Hechos de los apóstoles 18,23-28; Sa146,2-18-9.10; san Juan 16, 23b-28

Hablaba el otro día con un transeúnte, un trotamundos, un mendigo de estos que no te traen problemas, directamente te pide para un litro de vino y algo caliente, y se marchan a seguir su camino. Como algunos otros que conozco, no era un ignorante, tenía su carrera universitaria y durante un tiempo había ejercido su oficio. Su media cultural estaba muy por encima del actual programa de estudios español y, a su manera, había dado un sentido a su vida. Me recordó a otro que conocí hace años cuando me dijo: “Yo soy solo.” Me extraña siempre que utilicen el verbo “ser” para definir su soledad. A mí me saldría más bien el decir “estoy solo,” pero eso podría ser circunstancial. (Espero que a nadie se le ocurra traducir este comentario al inglés, lo tendría difícil). Volviendo a nuestro amigo él “es solo” Llegan a la soledad de dejarse de acompañar por ellos mismos y por eso no notan el olor ni la suciedad que les acompañan. No pude menos que decirle: “Pero Dios te acompaña,” y tras un breve momento de silencio me contestó: “Sí, ese sí.”

“El Padre mismo os quiere, porque vosotros me queréis y creéis que yo salí de Dios.” Nunca abundaremos bastante en esta verdad. Dios no deja a nadie abandonado, nadie puede decir que está tan solo que se ha quedado sin Dios. Aunque queramos apartarnos de los hombres, de la sociedad, del mundo entero, Dios no se aparta de nosotros. Haría falta anunciar esto a los cuatro vientos. En España tenemos ese dicho: “Dime con quién andas y te diré quién eres.” Pues Dios ha querido andar con nosotros, contigo y conmigo. Con toda la humanidad, especialmente la que sufre, la que cree que no tiene nada. A veces pensamos que es mejor presentar como nuestro compañero de camino a nuestro orgullo, nuestra soberbia, nuestro dinero, nuestro poder, e incluso hay algunos tan obtusos que se desviven por presentar como compañero de camino a su coche. Pero llegará el día en que te humillen, en que te arruines e incluso que pinches una rueda y entonces te darás cuenta de que el único que no se irá de tu lado, por muy poco caso que le hayas hecho en muchos años, es tu padre Dios.
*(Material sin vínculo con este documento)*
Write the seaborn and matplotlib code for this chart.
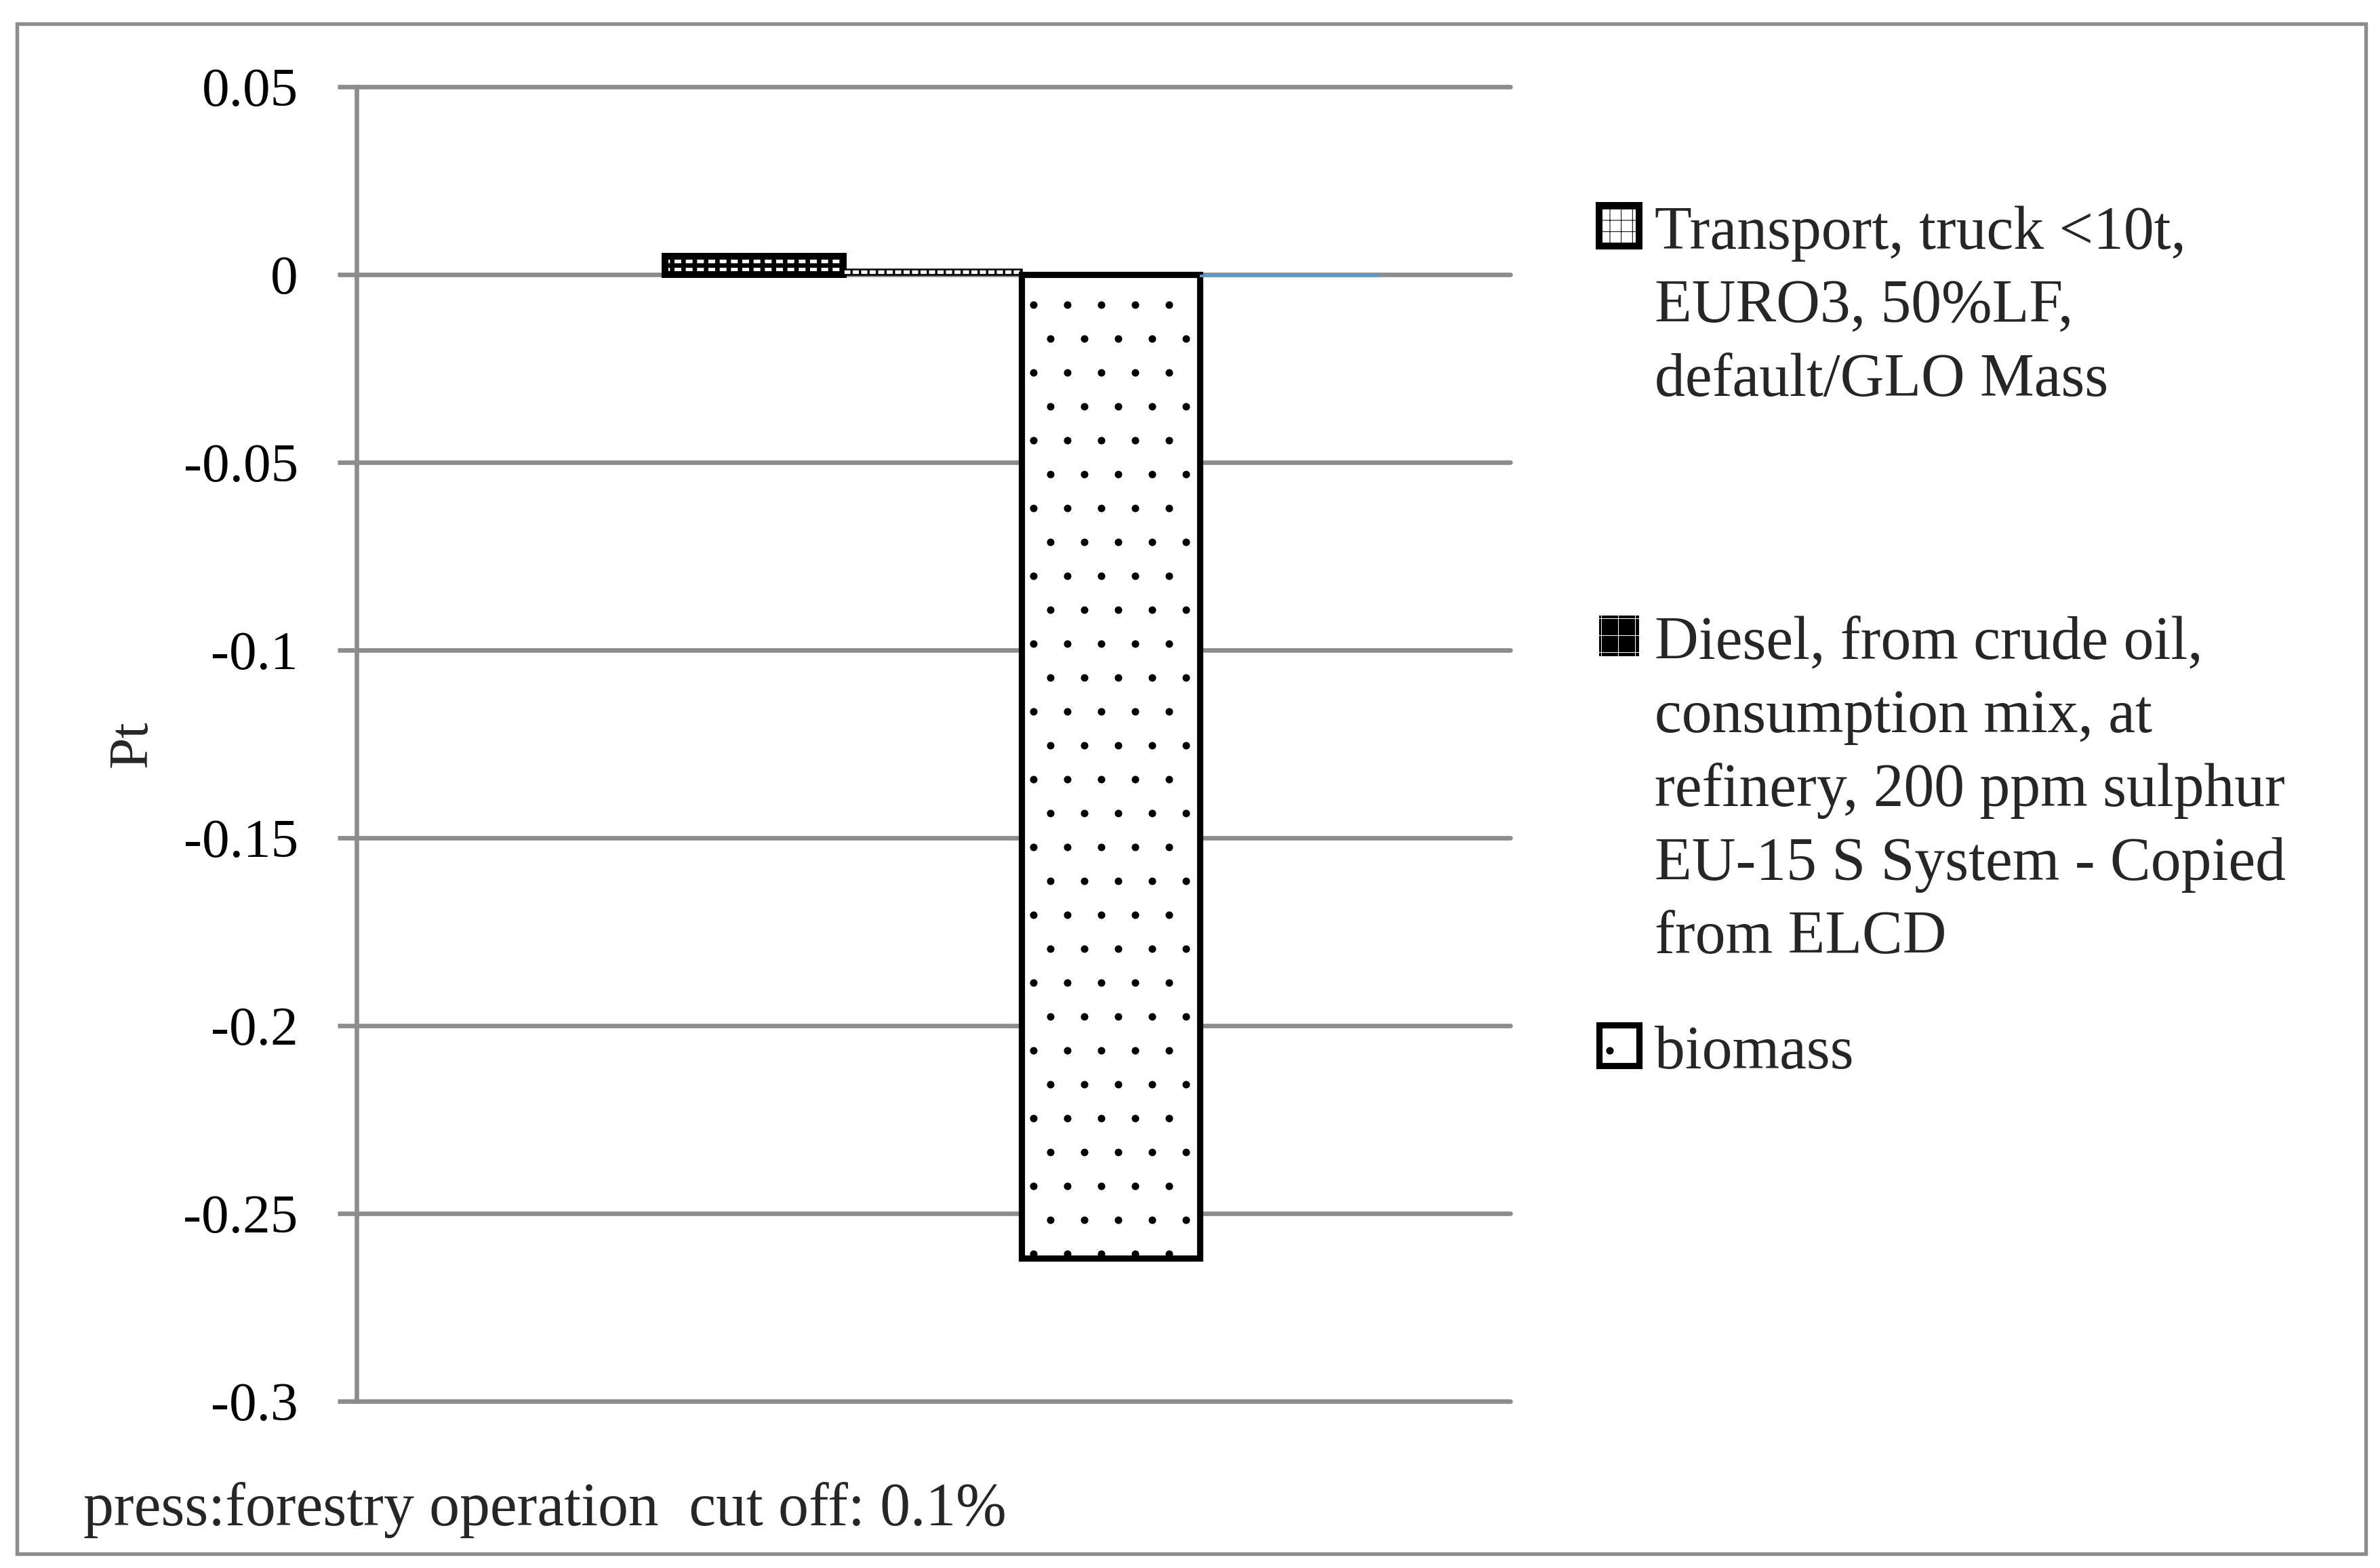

“Hasta ahora no habéis pedido nada en mi nombre; pedid, y recibiréis.” A veces le pedimos a Dios un sustituto suyo: “Quiero tener más dinero, más salud, más éxito, más …” y creemos que el Señor no nos quiere porque no nos lo concede. No nos damos cuenta que no nos lo da porque nos quiere. Si fuésemos capaces (lo somos en la oración verdadera), de mirarnos con los ojos de Dios, nos daríamos cuenta de que “no somos solos” y llegaríamos, como los místicos, a la verdad de que sólo Dios basta.

Hoy no hemos hecho ni caso a San Pablo, le hemos dejado en la compañía de Apolo. El mes de mayo está llegando a su fin, si miras las manos de María verás que nunca están vacías, te ofrecen lo mayor que puedes pedir: a Cristo.